> _Set exercise_:
Repeat each entry exactly and drop the pictures.
▬▬▬
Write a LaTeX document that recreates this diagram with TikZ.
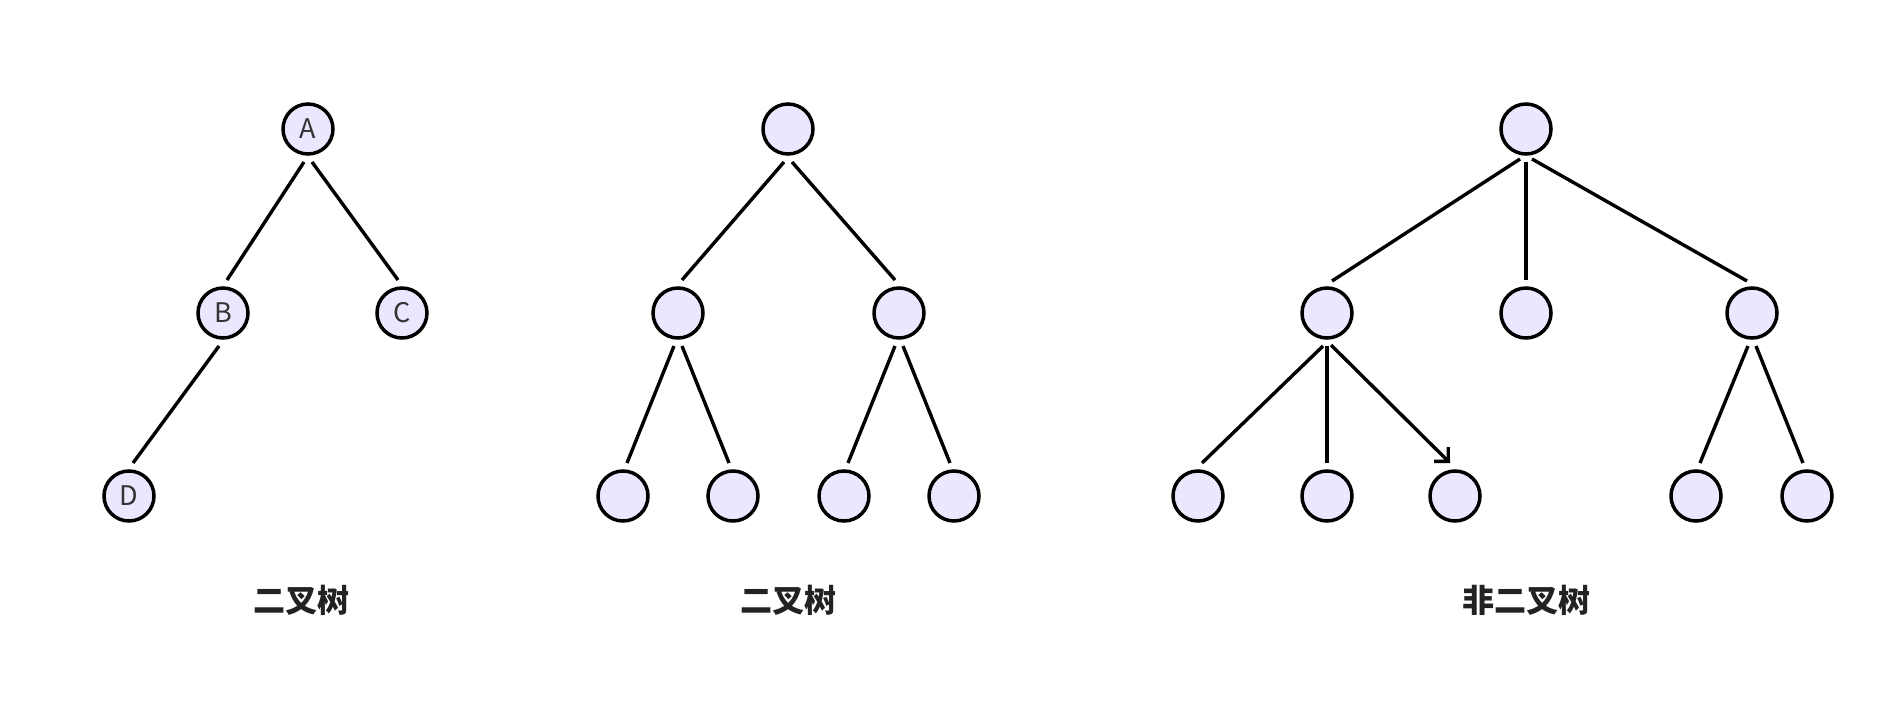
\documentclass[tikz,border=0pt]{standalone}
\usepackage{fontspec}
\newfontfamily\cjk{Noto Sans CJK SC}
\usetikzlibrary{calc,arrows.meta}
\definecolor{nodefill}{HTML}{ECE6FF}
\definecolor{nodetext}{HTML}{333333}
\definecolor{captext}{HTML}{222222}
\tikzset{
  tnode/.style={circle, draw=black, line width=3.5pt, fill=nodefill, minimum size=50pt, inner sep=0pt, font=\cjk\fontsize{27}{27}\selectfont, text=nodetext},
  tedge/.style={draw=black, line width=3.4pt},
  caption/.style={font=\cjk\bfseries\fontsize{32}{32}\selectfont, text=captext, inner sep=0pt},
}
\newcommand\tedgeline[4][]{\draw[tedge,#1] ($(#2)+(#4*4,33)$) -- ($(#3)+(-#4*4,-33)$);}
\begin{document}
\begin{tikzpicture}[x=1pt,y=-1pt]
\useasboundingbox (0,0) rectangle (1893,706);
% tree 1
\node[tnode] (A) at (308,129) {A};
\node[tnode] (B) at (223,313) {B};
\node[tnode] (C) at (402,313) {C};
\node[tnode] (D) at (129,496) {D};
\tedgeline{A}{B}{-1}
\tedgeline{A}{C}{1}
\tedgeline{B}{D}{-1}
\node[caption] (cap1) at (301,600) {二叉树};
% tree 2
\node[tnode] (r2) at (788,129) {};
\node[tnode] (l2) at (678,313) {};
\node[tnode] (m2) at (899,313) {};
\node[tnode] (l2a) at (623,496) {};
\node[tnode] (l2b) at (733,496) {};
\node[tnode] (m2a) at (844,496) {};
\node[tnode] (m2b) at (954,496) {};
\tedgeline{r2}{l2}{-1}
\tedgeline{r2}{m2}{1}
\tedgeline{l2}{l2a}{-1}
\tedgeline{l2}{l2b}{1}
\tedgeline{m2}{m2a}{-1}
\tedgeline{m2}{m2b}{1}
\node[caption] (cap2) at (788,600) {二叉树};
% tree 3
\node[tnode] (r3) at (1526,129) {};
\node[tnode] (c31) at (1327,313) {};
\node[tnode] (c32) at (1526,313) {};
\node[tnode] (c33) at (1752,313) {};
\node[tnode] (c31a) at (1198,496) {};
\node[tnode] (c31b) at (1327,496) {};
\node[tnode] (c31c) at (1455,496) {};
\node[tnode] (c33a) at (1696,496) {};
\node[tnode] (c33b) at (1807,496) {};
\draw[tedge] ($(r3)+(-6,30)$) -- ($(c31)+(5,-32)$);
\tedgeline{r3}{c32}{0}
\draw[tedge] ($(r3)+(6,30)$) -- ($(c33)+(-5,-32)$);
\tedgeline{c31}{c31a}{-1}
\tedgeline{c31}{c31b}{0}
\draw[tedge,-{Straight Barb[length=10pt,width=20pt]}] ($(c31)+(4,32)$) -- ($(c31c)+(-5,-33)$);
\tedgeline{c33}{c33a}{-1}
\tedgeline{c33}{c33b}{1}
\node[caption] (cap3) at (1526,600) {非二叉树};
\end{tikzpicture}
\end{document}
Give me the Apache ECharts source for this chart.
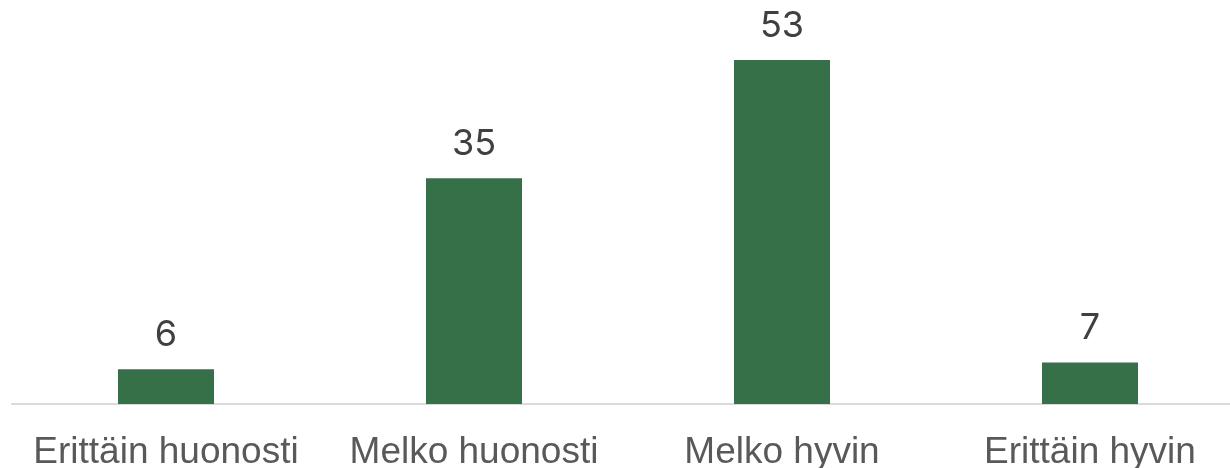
▬▬▬
> _The solution_:
Write a LaTeX document that recreates this diagram with TikZ.
\documentclass[tikz,border=0pt]{standalone}
\usepackage{fontspec}
\newfontfamily\cjk{Noto Sans CJK SC}
\usetikzlibrary{calc,arrows.meta}
\definecolor{nodefill}{HTML}{ECE6FF}
\definecolor{nodetext}{HTML}{333333}
\definecolor{captext}{HTML}{222222}
\tikzset{
  tnode/.style={circle, draw=black, line width=3.5pt, fill=nodefill, minimum size=50pt, inner sep=0pt, font=\cjk\fontsize{27}{27}\selectfont, text=nodetext},
  tedge/.style={draw=black, line width=3.4pt},
  caption/.style={font=\cjk\bfseries\fontsize{32}{32}\selectfont, text=captext, inner sep=0pt},
}
\newcommand\tedgeline[4][]{\draw[tedge,#1] ($(#2)+(#4*4,33)$) -- ($(#3)+(-#4*4,-33)$);}
\begin{document}
\begin{tikzpicture}[x=1pt,y=-1pt]
\useasboundingbox (0,0) rectangle (1893,706);
% tree 1
\node[tnode] (A) at (308,129) {A};
\node[tnode] (B) at (223,313) {B};
\node[tnode] (C) at (402,313) {C};
\node[tnode] (D) at (129,496) {D};
\tedgeline{A}{B}{-1}
\tedgeline{A}{C}{1}
\tedgeline{B}{D}{-1}
\node[caption] (cap1) at (301,600) {二叉树};
% tree 2
\node[tnode] (r2) at (788,129) {};
\node[tnode] (l2) at (678,313) {};
\node[tnode] (m2) at (899,313) {};
\node[tnode] (l2a) at (623,496) {};
\node[tnode] (l2b) at (733,496) {};
\node[tnode] (m2a) at (844,496) {};
\node[tnode] (m2b) at (954,496) {};
\tedgeline{r2}{l2}{-1}
\tedgeline{r2}{m2}{1}
\tedgeline{l2}{l2a}{-1}
\tedgeline{l2}{l2b}{1}
\tedgeline{m2}{m2a}{-1}
\tedgeline{m2}{m2b}{1}
\node[caption] (cap2) at (788,600) {二叉树};
% tree 3
\node[tnode] (r3) at (1526,129) {};
\node[tnode] (c31) at (1327,313) {};
\node[tnode] (c32) at (1526,313) {};
\node[tnode] (c33) at (1752,313) {};
\node[tnode] (c31a) at (1198,496) {};
\node[tnode] (c31b) at (1327,496) {};
\node[tnode] (c31c) at (1455,496) {};
\node[tnode] (c33a) at (1696,496) {};
\node[tnode] (c33b) at (1807,496) {};
\draw[tedge] ($(r3)+(-6,30)$) -- ($(c31)+(5,-32)$);
\tedgeline{r3}{c32}{0}
\draw[tedge] ($(r3)+(6,30)$) -- ($(c33)+(-5,-32)$);
\tedgeline{c31}{c31a}{-1}
\tedgeline{c31}{c31b}{0}
\draw[tedge,-{Straight Barb[length=10pt,width=20pt]}] ($(c31)+(4,32)$) -- ($(c31c)+(-5,-33)$);
\tedgeline{c33}{c33a}{-1}
\tedgeline{c33}{c33b}{1}
\node[caption] (cap3) at (1526,600) {非二叉树};
\end{tikzpicture}
\end{document}
Give me the Apache ECharts source for this chart.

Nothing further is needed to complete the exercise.